Your goal: Print word for word the first line of the listing below and every line after it, through the line with "(0,0) rectangle (941,725);". Leave out the pictures and the rest.

Given data:
= = = =

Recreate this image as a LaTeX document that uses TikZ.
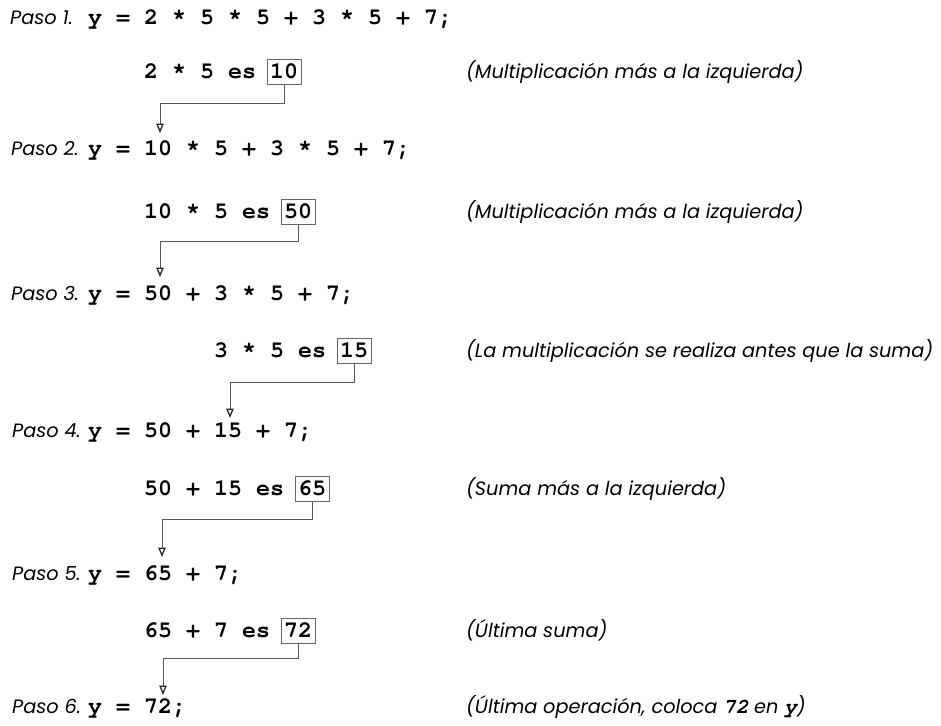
\documentclass[tikz,border=0pt]{standalone}
\usepackage{fontspec}
\usetikzlibrary{arrows.meta}
\newfontfamily\codefont{TeX Gyre Cursor}
\newfontfamily\cmtfont{Poppins}
\tikzset{
  code/.style={anchor=base west, inner sep=0pt, font=\codefont\bfseries\fontsize{23.33}{28}\selectfont},
  paso/.style={anchor=base west, inner sep=0pt, font=\cmtfont\itshape\fontsize{19.3}{23}\selectfont},
  cmt/.style={paso},
  resbox/.style={code, anchor=base, draw=gray!80!black, line width=0.8pt, inner xsep=3pt, inner ysep=0pt, text height=18.5pt, text depth=6.5pt},
  conn/.style={draw=gray!70!black, line width=0.8pt, -{Triangle[open, width=7.5pt, length=9.5pt, line width=1.3pt, color=black!85]}},
}
\newcommand{\cm}[1]{{\codefont\bfseries\fontsize{21}{23}\selectfont #1}}
\begin{document}
\begin{tikzpicture}[x=1pt, y=-1pt]
\useasboundingbox[fill=white] (0,0) rectangle (941,725);

% Step lines
\node[paso] (p1) at (10,25) {Paso 1.};
\node[code] (e1) at (88,25) {y = 2 * 5 * 5 + 3 * 5 + 7;};
\node[paso] (p2) at (11,155) {Paso 2.};
\node[code] (e2) at (88,155) {y = 10 * 5 + 3 * 5 + 7;};
\node[paso] (p3) at (11,300) {Paso 3.};
\node[code] (e3) at (88,300) {y = 50 + 3 * 5 + 7;};
\node[paso] (p4) at (12,437) {Paso 4.};
\node[code] (e4) at (88,437) {y = 50 + 15 + 7;};
\node[paso] (p5) at (12,580) {Paso 5.};
\node[code] (e5) at (88,580) {y = 65 + 7;};
\node[paso] (p6) at (12,713) {Paso 6.};
\node[code] (e6) at (88,713) {y = 72;};

% Partial operations
\node[code] (s1) at (144,78) {2 * 5 es};
\node[resbox] (b1) at (284,78) {10};
\node[code] (s2) at (144,218) {10 * 5 es};
\node[resbox] (b2) at (298,218) {50};
\node[code] (s3) at (214,357) {3 * 5 es};
\node[resbox] (b3) at (354,357) {15};
\node[code] (s4) at (144,495) {50 + 15 es};
\node[resbox] (b4) at (312,495) {65};
\node[code] (s5) at (144,637) {65 + 7 es};
\node[resbox] (b5) at (298,637) {72};

% Comments
\node[cmt] (c1) at (466,78) {(Multiplicación más a la izquierda)};
\node[cmt] (c2) at (466,218) {(Multiplicación más a la izquierda)};
\node[cmt] (c3) at (466,357) {(La multiplicación se realiza antes que la suma)};
\node[cmt] (c4) at (466,495) {(Suma más a la izquierda)};
\node[cmt] (c5) at (466,637) {(Última suma)};
\node[cmt] (c6) at (466,713) {(Última operación, coloca \cm{72} en \cm{y})};

% Connector bends and tips
\coordinate (k1) at (160,103);  \coordinate (t1) at (160,133);
\coordinate (k2) at (160,241);  \coordinate (t2) at (160,277);
\coordinate (k3) at (230,382);  \coordinate (t3) at (230,418);
\coordinate (k4) at (162,519);  \coordinate (t4) at (162,557);
\coordinate (k5) at (163,658);  \coordinate (t5) at (163,695);

\draw[conn] (b1.south) |- (k1) -- (t1);
\draw[conn] (b2.south) |- (k2) -- (t2);
\draw[conn] (b3.south) |- (k3) -- (t3);
\draw[conn] (b4.south) |- (k4) -- (t4);
\draw[conn] (b5.south) |- (k5) -- (t5);
\end{tikzpicture}
\end{document}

= = = =

Written solution:
Recreate this image as a LaTeX document that uses TikZ.
\documentclass[tikz,border=0pt]{standalone}
\usepackage{fontspec}
\usetikzlibrary{arrows.meta}
\newfontfamily\codefont{TeX Gyre Cursor}
\newfontfamily\cmtfont{Poppins}
\tikzset{
  code/.style={anchor=base west, inner sep=0pt, font=\codefont\bfseries\fontsize{23.33}{28}\selectfont},
  paso/.style={anchor=base west, inner sep=0pt, font=\cmtfont\itshape\fontsize{19.3}{23}\selectfont},
  cmt/.style={paso},
  resbox/.style={code, anchor=base, draw=gray!80!black, line width=0.8pt, inner xsep=3pt, inner ysep=0pt, text height=18.5pt, text depth=6.5pt},
  conn/.style={draw=gray!70!black, line width=0.8pt, -{Triangle[open, width=7.5pt, length=9.5pt, line width=1.3pt, color=black!85]}},
}
\newcommand{\cm}[1]{{\codefont\bfseries\fontsize{21}{23}\selectfont #1}}
\begin{document}
\begin{tikzpicture}[x=1pt, y=-1pt]
\useasboundingbox[fill=white] (0,0) rectangle (941,725);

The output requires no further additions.